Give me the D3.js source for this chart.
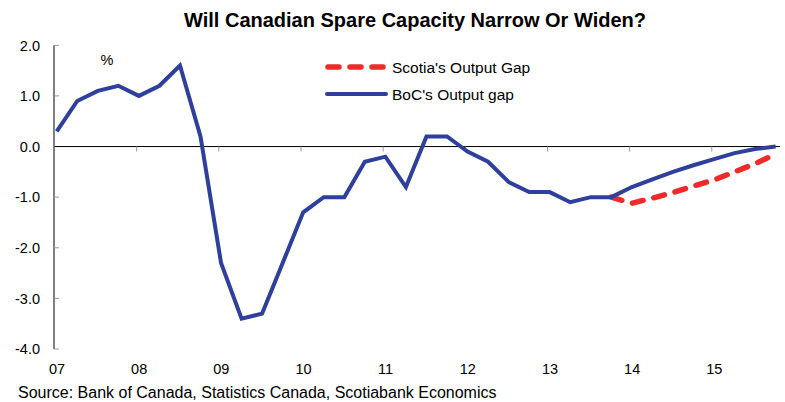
<!DOCTYPE html>
<meta charset="utf-8">
<style>
body { margin: 0; background: #fff; }
svg text { font-family: "Liberation Sans", Arial, sans-serif; fill: #000; }
.title { font-size: 20px; font-weight: bold; }
.tick-label { font-size: 14.5px; }
.legend text { font-size: 15.5px; }
.source { font-size: 16px; }
</style>
<svg width="785" height="402"></svg>
<script src="https://d3js.org/d3.v7.min.js"></script>
<script>

// quarterly data, 2007Q1 .. 2015Q4
var quarters = [
  "2007Q1","2007Q2","2007Q3","2007Q4","2008Q1","2008Q2","2008Q3","2008Q4",
  "2009Q1","2009Q2","2009Q3","2009Q4","2010Q1","2010Q2","2010Q3","2010Q4",
  "2011Q1","2011Q2","2011Q3","2011Q4","2012Q1","2012Q2","2012Q3","2012Q4",
  "2013Q1","2013Q2","2013Q3","2013Q4","2014Q1","2014Q2","2014Q3","2014Q4",
  "2015Q1","2015Q2","2015Q3","2015Q4"
];

var bocGap = [
  0.3, 0.9, 1.1, 1.2, 1.0, 1.2, 1.6, 0.2,
  -2.3, -3.4, -3.3, -2.3, -1.3, -1.0, -1.0, -0.3,
  -0.2, -0.8, 0.2, 0.2, -0.1, -0.3, -0.7, -0.9,
  -0.9, -1.1, -1.0, -1.0, -0.8, -0.65, -0.5, -0.37,
  -0.25, -0.13, -0.05, 0.0
];

// Scotia forecast starts at 2013Q4
var scotiaStart = 27;
var scotiaGap = [-1.0, -1.12, -1.02, -0.91, -0.78, -0.66, -0.5, -0.34, -0.15];

var yTicks = [2, 1, 0, -1, -2, -3, -4];
var xYears = [2007, 2008, 2009, 2010, 2011, 2012, 2013, 2014, 2015];

var svg = d3.select("svg");

function qTime(q) {
  var yr = +q.slice(0, 4), n = +q.slice(5);
  return yr + (n - 1) / 4 + 0.027;
}

var x = d3.scaleLinear().domain([2007, 2015.83]).range([54.5, 780]);
var y = d3.scaleLinear().domain([-4, 2]).range([349, 45.3]);

var blue = "#2E3F9C", red = "#EE2B2B";

svg.append("text")
  .attr("class", "title")
  .attr("x", 415).attr("y", 26.5)
  .attr("text-anchor", "middle")
  .text("Will Canadian Spare Capacity Narrow Or Widen?");

// y axis
var yAxis = svg.append("g").attr("transform", "translate(" + 54 + ",0)");
yAxis.append("line")
  .attr("x1", 0).attr("x2", 0)
  .attr("y1", y(2)).attr("y2", y(-4))
  .attr("stroke", "#000").attr("stroke-width", 1);
yAxis.selectAll(".yt").data(yTicks).enter().append("line")
  .attr("x1", 0).attr("x2", 5)
  .attr("y1", d => y(d)).attr("y2", d => y(d))
  .attr("stroke", "#999");
yAxis.selectAll(".yl").data(yTicks).enter().append("text")
  .attr("class", "tick-label")
  .attr("x", -14).attr("y", d => y(d))
  .attr("dy", "0.36em")
  .attr("text-anchor", "end")
  .text(d => d3.format(".1f")(d).replace("−", "-"));

// x axis on zero line
var xAxis = svg.append("g");
xAxis.append("line")
  .attr("x1", x(2007)).attr("x2", x(2015.83))
  .attr("y1", y(0)).attr("y2", y(0))
  .attr("stroke", "#000");
xAxis.selectAll(".xt").data(xYears.slice(1)).enter().append("line")
  .attr("x1", d => x(d)).attr("x2", d => x(d))
  .attr("y1", y(0)).attr("y2", y(0) + 5)
  .attr("stroke", "#999");
xAxis.selectAll(".xl").data(xYears).enter().append("text")
  .attr("class", "tick-label")
  .attr("x", d => x(d) + 2.5).attr("y", 373.5)
  .attr("text-anchor", "middle")
  .text(d => String(d).slice(2));

svg.append("text")
  .attr("class", "tick-label")
  .attr("x", 107).attr("y", 65)
  .attr("text-anchor", "middle")
  .text("%");

var line = d3.line()
  .x(d => x(d.t))
  .y(d => y(d.v));

var bocPts = quarters.map((q, i) => ({ t: qTime(q), v: bocGap[i] }));
var scotiaPts = scotiaGap.map((v, i) => ({ t: qTime(quarters[scotiaStart + i]), v: v }));

svg.append("path")
  .datum(scotiaPts)
  .attr("d", line)
  .attr("fill", "none")
  .attr("stroke", red)
  .attr("stroke-width", 5.5)
  .attr("stroke-linecap", "round")
  .attr("stroke-dasharray", "11,11");

svg.append("path")
  .datum(bocPts)
  .attr("d", line)
  .attr("fill", "none")
  .attr("stroke", blue)
  .attr("stroke-width", 4)
  .attr("stroke-linejoin", "miter");

// legend
var legend = svg.append("g").attr("class", "legend");
legend.append("line")
  .attr("x1", 328).attr("x2", 383).attr("y1", 67).attr("y2", 67)
  .attr("stroke", red).attr("stroke-width", 5.5)
  .attr("stroke-linecap", "round")
  .attr("stroke-dasharray", "11,11");
legend.append("text").attr("x", 392).attr("y", 72.5).text("Scotia's Output Gap");
legend.append("line")
  .attr("x1", 327).attr("x2", 386).attr("y1", 94).attr("y2", 94)
  .attr("stroke", blue).attr("stroke-width", 4)
  .attr("stroke-linecap", "round");
legend.append("text").attr("x", 392).attr("y", 99.5).text("BoC's Output gap");

svg.append("text")
  .attr("class", "source")
  .attr("x", 18).attr("y", 397.5)
  .text("Source: Bank of Canada, Statistics Canada, Scotiabank Economics");

</script>
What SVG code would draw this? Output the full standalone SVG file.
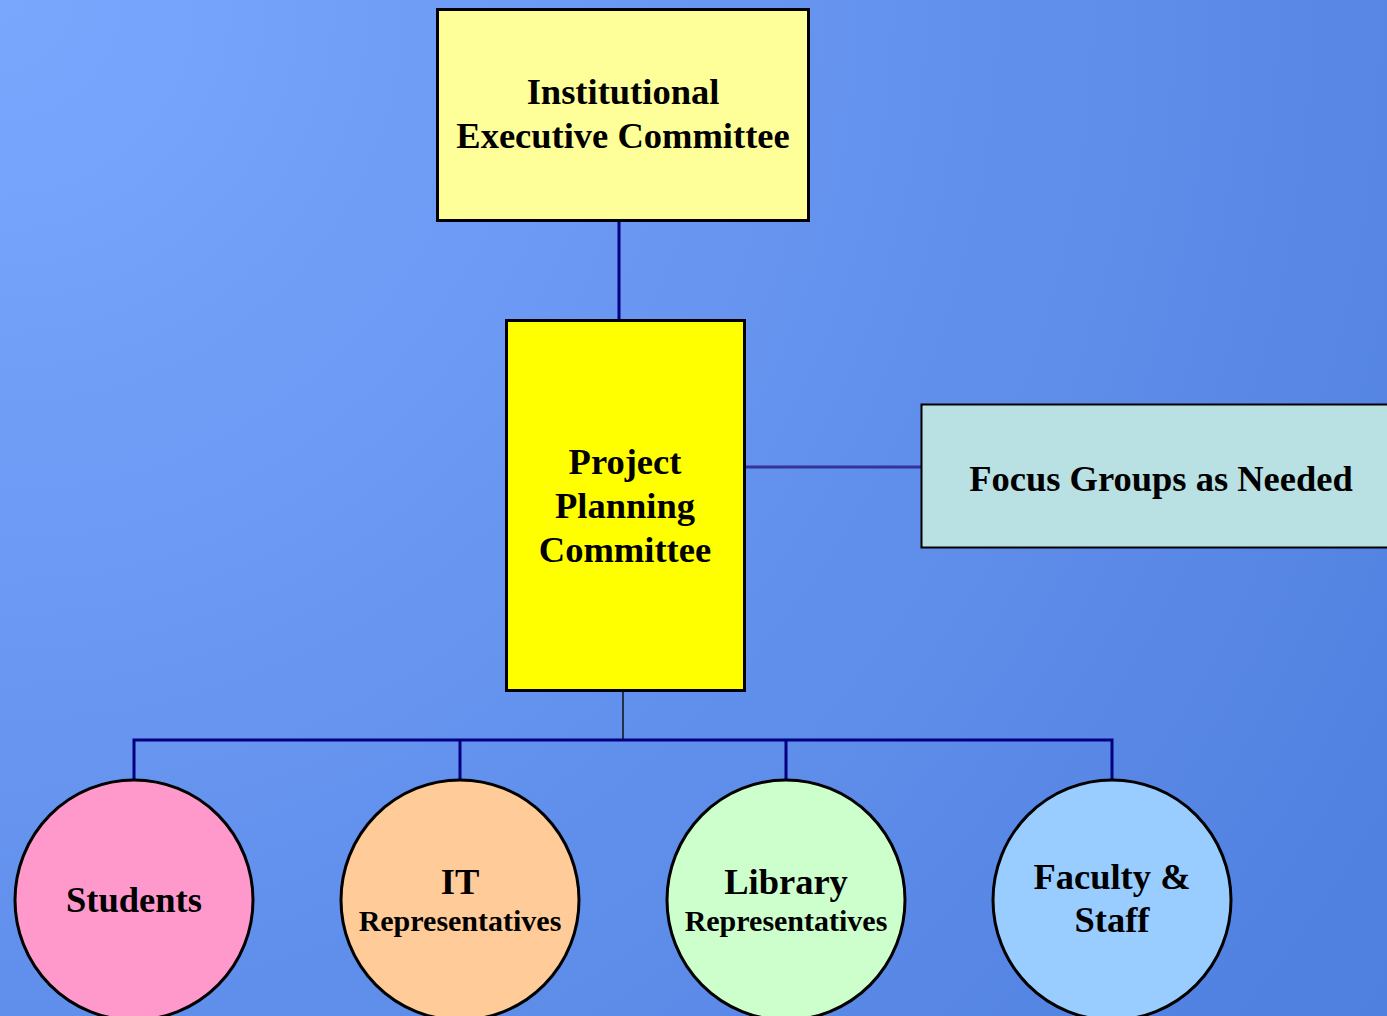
<svg xmlns="http://www.w3.org/2000/svg" width="1387" height="1016" viewBox="0 0 1387 1016">
<defs>
<radialGradient id="bg" cx="0" cy="0" r="1700" gradientUnits="userSpaceOnUse">
<stop offset="0" stop-color="#7aa7fe"/>
<stop offset="1" stop-color="#4f7fdf"/>
</radialGradient>
</defs>
<style>
.box{stroke:#000;stroke-width:3}
.t{font-family:"Liberation Serif","Times New Roman",serif;font-weight:bold;fill:#000;text-anchor:middle;font-size:36.5px}
.s{font-size:30px}
.conn{stroke:#000080;stroke-width:3;fill:none}
</style>
<rect x="0" y="0" width="1387" height="1016" fill="url(#bg)"/>
<g id="connectors">
<line class="conn" x1="619" y1="221" x2="619" y2="320"/>
<line x1="746" y1="467" x2="921" y2="467" stroke="#333399" stroke-width="3"/>
<line x1="623" y1="691" x2="623" y2="740" stroke="#111" stroke-width="1.5"/>
<polyline class="conn" points="134,780 134,740 1112,740 1112,780"/>
<line class="conn" x1="460" y1="740" x2="460" y2="780"/>
<line class="conn" x1="786" y1="740" x2="786" y2="780"/>
</g>
<g id="institutional">
<rect class="box" x="437.5" y="9.5" width="371" height="211" fill="#ffff99"/>
<text class="t" x="623" y="104">Institutional</text>
<text class="t" x="623" y="148">Executive Committee</text>
</g>
<g id="project">
<rect class="box" x="506.5" y="320.5" width="238" height="370" fill="#ffff00"/>
<text class="t" x="625" y="474">Project</text>
<text class="t" x="625" y="518">Planning</text>
<text class="t" x="625" y="562">Committee</text>
</g>
<g id="focus">
<rect x="921.5" y="404.5" width="470" height="143" fill="#b9e0e3" stroke="#000" stroke-width="2"/>
<text class="t" x="1161" y="491">Focus Groups as Needed</text>
</g>
<g id="students">
<ellipse class="box" cx="134" cy="900" rx="119" ry="120" fill="#ff99cc"/>
<text class="t" x="134" y="912">Students</text>
</g>
<g id="it">
<ellipse class="box" cx="460" cy="900" rx="119" ry="120" fill="#ffcc99"/>
<text class="t" x="460" y="894">IT</text>
<text class="t s" x="460" y="931">Representatives</text>
</g>
<g id="library">
<ellipse class="box" cx="786" cy="900" rx="119" ry="120" fill="#ccffcc"/>
<text class="t" x="786" y="894">Library</text>
<text class="t s" x="786" y="931">Representatives</text>
</g>
<g id="faculty">
<ellipse class="box" cx="1112" cy="900" rx="119" ry="120" fill="#99ccff"/>
<text class="t" x="1112" y="889">Faculty &amp;</text>
<text class="t" x="1112" y="932">Staff</text>
</g>
</svg>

### What to work on:
In the entries above, find each line with the word "Output" and show it.

### Correct result:
legend.append("text").attr("x", 392).attr("y", 72.5).text("Scotia's Output Gap");
legend.append("text").attr("x", 392).attr("y", 99.5).text("BoC's Output gap");
What SVG code would draw this? Output the full standalone SVG file.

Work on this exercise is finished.